America Is Sliding Toward Illiteracy

URL: https://www.theatlantic.com/ideas/archive/2025/10/education-decline-low-expectations/684526/

This article is really informative, but it feels like it has some pretty MASSIVE gaps.

Outside of the No Child Left Behind Act has been a massive defunding and de-emphasis of the Arts. Reading is a crucial skill, but the point of reading is the thing that's not longer taught.

Why should one read? How is curiosity cultivated? Not just the desire to satiate it through one's own explorations, but to then build on it and CREATE for ones' self.

Why create?
Why write when I can film?
Why read when I can listen?
Why spend time deep inside the thoughts and words from another human, their creations traveling through time while they may not longer be living on this planet anymore?

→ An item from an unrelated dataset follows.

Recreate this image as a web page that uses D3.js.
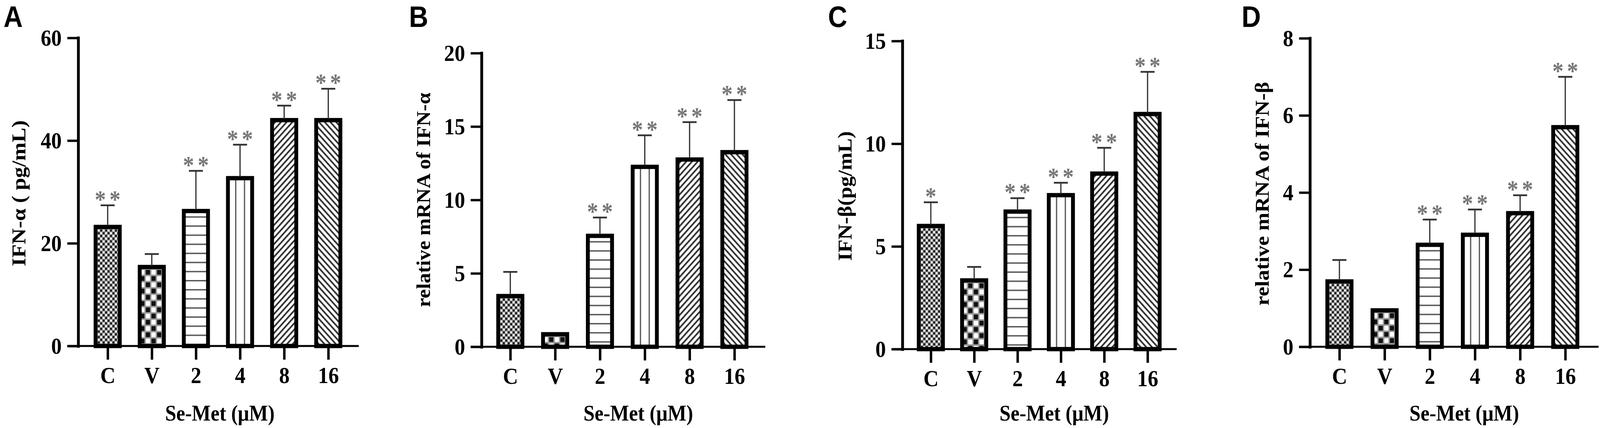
<!DOCTYPE html>
<meta charset="utf-8">
<head>
<style>
html, body { margin: 0; padding: 0; background: #fff; overflow: hidden; }
#chart svg { display: block; width: 100vw; height: 100vh; }
text { font-family: "Liberation Serif", "Times New Roman", serif; font-weight: bold; fill: #000; }
.letter { font-family: "Liberation Sans", Arial, sans-serif; font-size: 76px; }
.tick text { font-size: 60px; }
.stars { fill: #777; font-size: 64px; }
</style>
</head>
<body>
<div id="chart"></div>
<script src="https://d3js.org/d3.v7.min.js"></script>
<script>

// groups on the x axis
var groups = ["C", "V", "2", "4", "8", "16"];

// A: IFN-a protein
var meanA = [23.6, 15.8, 26.7, 33.1, 44.4, 44.4];
var sdA = [3.8, 2.1, 7.4, 6.1, 2.4, 5.7];
var starsA = ["**", "", "**", "**", "**", "**"];
var ticksA = [0, 20, 40, 60];

// B: IFN-a mRNA
var meanB = [3.6, 1.0, 7.7, 12.4, 12.9, 13.4];
var sdB = [1.5, 0, 1.1, 2.0, 2.4, 3.4];
var starsB = ["", "", "**", "**", "**", "**"];
var ticksB = [0, 5, 10, 15, 20];

// C: IFN-b protein
var meanC = [6.1, 3.45, 6.8, 7.6, 8.65, 11.55];
var sdC = [1.05, 0.55, 0.55, 0.5, 1.15, 1.95];
var starsC = ["*", "", "**", "**", "**", "**"];
var ticksC = [0, 5, 10, 15];

// D: IFN-b mRNA
var meanD = [1.75, 1.0, 2.7, 2.96, 3.52, 5.75];
var sdD = [0.5, 0, 0.6, 0.6, 0.41, 1.25];
var starsD = ["", "", "**", "**", "**", "**"];
var ticksD = [0, 2, 4, 6, 8];

var letters = ["A", "B", "C", "D"];
var yTitles = ["IFN-\u03b1 ( pg/mL)", "relative mRNA of IFN-\u03b1", "IFN-\u03b2(pg/mL)", "relative mRNA of IFN-\u03b2"];
var xTitle = "Se-Met (\u03bcM)";

// layout of each panel (pixels)
var layout = [
  {ax: 223, y0: 886, yTop: 97, x0: 307, x1: 936, xEnd: 1023, bx: 72, cy: 495, tlen: 374, xt: 627, lx: 10},
  {ax: 1373, y0: 888, yTop: 136, x0: 1455, x1: 2094, xEnd: 2182, bx: 1226, cy: 512, tlen: 549, xt: 1820, lx: 1166},
  {ax: 2573, y0: 894, yTop: 105, x0: 2654, x1: 3272, xEnd: 3355, bx: 2428, cy: 502, tlen: 332, xt: 3006, lx: 2361},
  {ax: 3735, y0: 888, yTop: 98, x0: 3819, x1: 4463, xEnd: 4558, bx: 3618, cy: 496, tlen: 573, xt: 4175, lx: 3540}
];

var panels = [
  {mean: meanA, sd: sdA, stars: starsA, ticks: ticksA},
  {mean: meanB, sd: sdB, stars: starsB, ticks: ticksB},
  {mean: meanC, sd: sdC, stars: starsC, ticks: ticksC},
  {mean: meanD, sd: sdD, stars: starsD, ticks: ticksD}
];

var barW = 80, border = 11, tickLen = 31, capW = 40;

var svg = d3.select("#chart")
  .append("svg")
    .attr("viewBox", "0 0 4562 1096")
    .attr("preserveAspectRatio", "none");

var defs = svg.append("defs");

// one fill pattern per bar, anchored to the inner corner of the bar
function makePattern(id, kind, ox, oy) {
  var p = defs.append("pattern")
    .attr("id", id)
    .attr("patternUnits", "userSpaceOnUse");
  if (kind == 0) {            // fine dotted checker
    p.attr("width", 14).attr("height", 14)
     .attr("patternTransform", "translate(" + ox + "," + oy + ")");
    p.append("rect").attr("width", 14).attr("height", 14).attr("fill", "#8a8a8a");
    p.append("rect").attr("x", 1).attr("y", 1).attr("width", 5).attr("height", 5).attr("fill", "#fff");
    p.append("rect").attr("x", 8).attr("y", 8).attr("width", 5).attr("height", 5).attr("fill", "#fff");
    p.append("rect").attr("x", 8).attr("y", 1).attr("width", 5).attr("height", 5).attr("fill", "#111");
    p.append("rect").attr("x", 1).attr("y", 8).attr("width", 5).attr("height", 5).attr("fill", "#111");
  } else if (kind == 1) {     // large checkerboard
    p.attr("width", 32).attr("height", 32)
     .attr("patternTransform", "translate(" + (ox - 6) + "," + oy + ")");
    p.append("rect").attr("width", 32).attr("height", 32).attr("fill", "#9a9a9a");
    p.append("rect").attr("x", 2).attr("y", 2).attr("width", 12).attr("height", 12).attr("fill", "#fff");
    p.append("rect").attr("x", 18).attr("y", 18).attr("width", 12).attr("height", 12).attr("fill", "#fff");
    p.append("rect").attr("x", 18).attr("y", 2).attr("width", 12).attr("height", 12).attr("fill", "#111");
    p.append("rect").attr("x", 2).attr("y", 18).attr("width", 12).attr("height", 12).attr("fill", "#111");
  } else if (kind == 2) {     // horizontal lines
    p.attr("width", 20).attr("height", 23.3)
     .attr("patternTransform", "translate(" + ox + "," + (oy + 8) + ")");
    p.append("rect").attr("width", 20).attr("height", 23.3).attr("fill", "#fff");
    p.append("rect").attr("width", 20).attr("height", 3.5).attr("fill", "#555");
  } else if (kind == 3) {     // vertical lines
    p.attr("width", 25).attr("height", 20)
     .attr("patternTransform", "translate(" + ox + "," + oy + ")");
    p.append("rect").attr("width", 25).attr("height", 20).attr("fill", "#fff");
    p.append("rect").attr("x", 15).attr("width", 3.5).attr("height", 20).attr("fill", "#555");
  } else {                    // diagonal lines, "/" or "\"
    var ang = kind == 4 ? 45 : -45;
    p.attr("width", 11.5).attr("height", 20)
     .attr("patternTransform", "translate(" + ox + "," + oy + ") rotate(" + ang + ")");
    p.append("rect").attr("width", 11.5).attr("height", 20).attr("fill", "#fff");
    p.append("rect").attr("width", 4.5).attr("height", 20).attr("fill", "#333");
  }
}

panels.forEach(function(pd, k) {
  var L = layout[k];
  var g = svg.append("g");

  var y = d3.scaleLinear()
    .domain([0, d3.max(pd.ticks)])
    .range([L.y0, L.yTop]);
  var x = d3.scalePoint()
    .domain(groups)
    .range([L.x0, L.x1]);

  // panel letter
  g.append("text")
    .attr("class", "letter")
    .attr("x", L.lx)
    .attr("y", 69)
    .text(letters[k]);

  // bars
  var rows = groups.map(function(d, i) {
    return {grp: d, i: i, mean: pd.mean[i], sd: pd.sd[i], star: pd.stars[i]};
  });

  rows.forEach(function(r) {
    var left = x(r.grp) - barW / 2;
    makePattern("pat" + k + "_" + r.i, r.i, left + border, y(r.mean) + border);
  });

  g.append("g")
    .selectAll("rect")
    .data(rows)
    .enter()
    .append("rect")
      .attr("x", function(d) { return x(d.grp) - barW / 2 + border / 2; })
      .attr("y", function(d) { return y(d.mean) + border / 2; })
      .attr("width", barW - border)
      .attr("height", function(d) { return L.y0 - y(d.mean) - border / 2; })
      .attr("fill", function(d) { return "url(#pat" + k + "_" + d.i + ")"; })
      .attr("stroke", "#000")
      .attr("stroke-width", border);

  // error bars (upper only)
  var err = g.append("g")
    .selectAll("g")
    .data(rows.filter(function(d) { return d.sd > 0; }))
    .enter()
    .append("g");
  err.append("line")
    .attr("x1", function(d) { return x(d.grp); })
    .attr("x2", function(d) { return x(d.grp); })
    .attr("y1", function(d) { return y(d.mean) + 2; })
    .attr("y2", function(d) { return y(d.mean + d.sd); })
    .attr("stroke", "#333")
    .attr("stroke-width", 3.5);
  err.append("line")
    .attr("x1", function(d) { return x(d.grp) - capW / 2; })
    .attr("x2", function(d) { return x(d.grp) + capW / 2; })
    .attr("y1", function(d) { return y(d.mean + d.sd); })
    .attr("y2", function(d) { return y(d.mean + d.sd); })
    .attr("stroke", "#333")
    .attr("stroke-width", 4.5);

  // significance stars
  rows.forEach(function(r) {
    if (!r.star) return;
    var top = y(r.mean + r.sd);
    var offs = r.star.length == 2 ? [-21, 21] : [0];
    offs.forEach(function(o) {
      g.append("text")
        .attr("class", "stars")
        .attr("x", x(r.grp) + o)
        .attr("y", top + 6)
        .attr("text-anchor", "middle")
        .text("*");
    });
  });

  // y axis
  var gy = g.append("g")
    .attr("transform", "translate(" + L.ax + ",0)")
    .call(d3.axisLeft(y).tickValues(pd.ticks).tickSize(tickLen).tickSizeOuter(0).tickPadding(16));
  gy.select(".domain").attr("stroke-width", 8).attr("stroke-linecap", "square");
  gy.selectAll(".tick line").attr("stroke-width", 6);
  gy.selectAll(".tick text").attr("fill", "#000");

  // x axis
  var gx = g.append("g")
    .attr("transform", "translate(0," + L.y0 + ")")
    .call(d3.axisBottom(x).tickSize(35).tickPadding(17));
  gx.select(".domain").remove();
  gx.selectAll(".tick line").attr("stroke-width", 7);
  gx.selectAll(".tick text").attr("fill", "#000");
  g.append("line")
    .attr("x1", L.ax - tickLen)
    .attr("x2", L.xEnd)
    .attr("y1", L.y0)
    .attr("y2", L.y0)
    .attr("stroke", "#000")
    .attr("stroke-width", 5);

  // axis titles
  g.append("text")
    .attr("transform", "translate(" + L.bx + "," + L.cy + ") rotate(-90)")
    .attr("text-anchor", "middle")
    .attr("font-size", 56)
    .attr("textLength", L.tlen)
    .attr("lengthAdjust", "spacingAndGlyphs")
    .text(yTitles[k]);

  g.append("text")
    .attr("x", L.xt)
    .attr("y", 1077)
    .attr("text-anchor", "middle")
    .attr("font-size", 57)
    .text(xTitle);
});

</script>
</body>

It's the overinvestment of STEM—Science, Technology, Engineering, and Mathematics.

Each of those specialities developed through years of compounding creativity, research, and following threads of curiosity to figure something out.

So, yes. There's been a lot of the shit that's happened in this article...but there's so much else that's a pet of the story that's woefully missed out.

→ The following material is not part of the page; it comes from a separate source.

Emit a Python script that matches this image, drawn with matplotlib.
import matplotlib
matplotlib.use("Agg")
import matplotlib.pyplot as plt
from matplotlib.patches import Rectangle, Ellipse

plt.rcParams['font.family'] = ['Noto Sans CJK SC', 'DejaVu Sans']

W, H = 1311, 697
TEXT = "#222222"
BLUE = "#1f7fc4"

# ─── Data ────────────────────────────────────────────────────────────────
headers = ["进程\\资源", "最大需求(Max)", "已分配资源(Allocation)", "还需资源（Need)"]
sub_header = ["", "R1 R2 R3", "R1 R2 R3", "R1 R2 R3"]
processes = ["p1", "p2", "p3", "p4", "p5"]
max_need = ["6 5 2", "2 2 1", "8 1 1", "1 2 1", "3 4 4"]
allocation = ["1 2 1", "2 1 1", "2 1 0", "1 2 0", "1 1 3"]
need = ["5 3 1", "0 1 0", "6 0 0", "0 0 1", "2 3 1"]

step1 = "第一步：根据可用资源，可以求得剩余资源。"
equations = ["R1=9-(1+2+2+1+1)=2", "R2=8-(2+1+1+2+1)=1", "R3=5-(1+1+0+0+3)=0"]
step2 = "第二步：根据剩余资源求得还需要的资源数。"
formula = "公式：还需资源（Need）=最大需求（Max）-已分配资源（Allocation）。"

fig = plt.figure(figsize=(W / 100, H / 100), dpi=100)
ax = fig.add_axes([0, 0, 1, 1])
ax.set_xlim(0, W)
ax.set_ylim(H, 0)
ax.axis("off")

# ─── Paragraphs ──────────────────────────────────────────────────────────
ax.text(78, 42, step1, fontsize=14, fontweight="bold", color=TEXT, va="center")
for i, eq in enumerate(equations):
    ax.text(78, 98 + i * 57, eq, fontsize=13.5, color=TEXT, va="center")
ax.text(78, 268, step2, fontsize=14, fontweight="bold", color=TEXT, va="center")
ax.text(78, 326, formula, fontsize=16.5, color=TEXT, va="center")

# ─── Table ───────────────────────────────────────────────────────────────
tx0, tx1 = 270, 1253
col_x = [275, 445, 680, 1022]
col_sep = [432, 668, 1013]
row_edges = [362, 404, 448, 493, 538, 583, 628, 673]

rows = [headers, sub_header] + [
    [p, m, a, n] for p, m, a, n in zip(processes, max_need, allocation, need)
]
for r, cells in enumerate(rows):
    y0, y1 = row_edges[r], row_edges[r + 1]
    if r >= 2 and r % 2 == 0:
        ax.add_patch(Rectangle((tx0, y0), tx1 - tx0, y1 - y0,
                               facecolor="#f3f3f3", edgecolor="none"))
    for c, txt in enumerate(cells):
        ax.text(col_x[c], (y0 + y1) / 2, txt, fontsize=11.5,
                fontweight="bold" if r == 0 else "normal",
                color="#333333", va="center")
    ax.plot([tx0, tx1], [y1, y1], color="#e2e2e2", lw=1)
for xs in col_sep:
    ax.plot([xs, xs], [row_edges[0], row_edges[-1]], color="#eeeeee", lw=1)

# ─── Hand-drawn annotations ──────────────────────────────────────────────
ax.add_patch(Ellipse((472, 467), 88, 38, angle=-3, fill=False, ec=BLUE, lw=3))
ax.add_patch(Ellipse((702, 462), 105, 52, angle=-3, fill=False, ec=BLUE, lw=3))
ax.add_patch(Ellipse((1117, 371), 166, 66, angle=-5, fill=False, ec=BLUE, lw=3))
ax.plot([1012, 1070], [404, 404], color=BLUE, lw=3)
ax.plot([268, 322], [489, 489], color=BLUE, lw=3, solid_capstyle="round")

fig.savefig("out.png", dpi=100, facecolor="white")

Then, there's the declination of Third Places like libraries or institutions where you can go find things out, be, and pollinate brains through community participation.

Feels like this needs to build out into an article.

The past decade may rank as one of the worst in the history of American education. It marks a stark reversal from what was once a hopeful story. At the start of the century, American students registered steady improvement in math and reading. Around 2013, this progress began to stall out, and then to backslide dramatically. What exactly went wrong? The decline began well before the pandemic, so COVID-era disruptions alone cannot explain it. Smartphones and social media probably account for some of the drop. But there’s another explanation, albeit one that progressives in particular seem reluctant to countenance: a pervasive refusal to hold children to high standards.

We are now seeing what the lost decade in American education has wrought. By some measures, American students have regressed to a level not seen in 25 years or more. Test scores from NAEP, short for the National Assessment of Educational Progress, released this year show that 33 percent of eighth graders are reading at a level that is “below basic”—meaning that they struggle to follow the order of events in a passage or to even summarize its main idea. That is the highest share of students unable to meaningfully read since 1992. Among fourth graders, 40 percent are below basic in reading, the highest share since 2000. In 2024, the average score on the ACT, a popular college-admissions standardized test that is graded on a scale of 1 to 36, was 19.4—the worst average performance since the test was redesigned in 1990.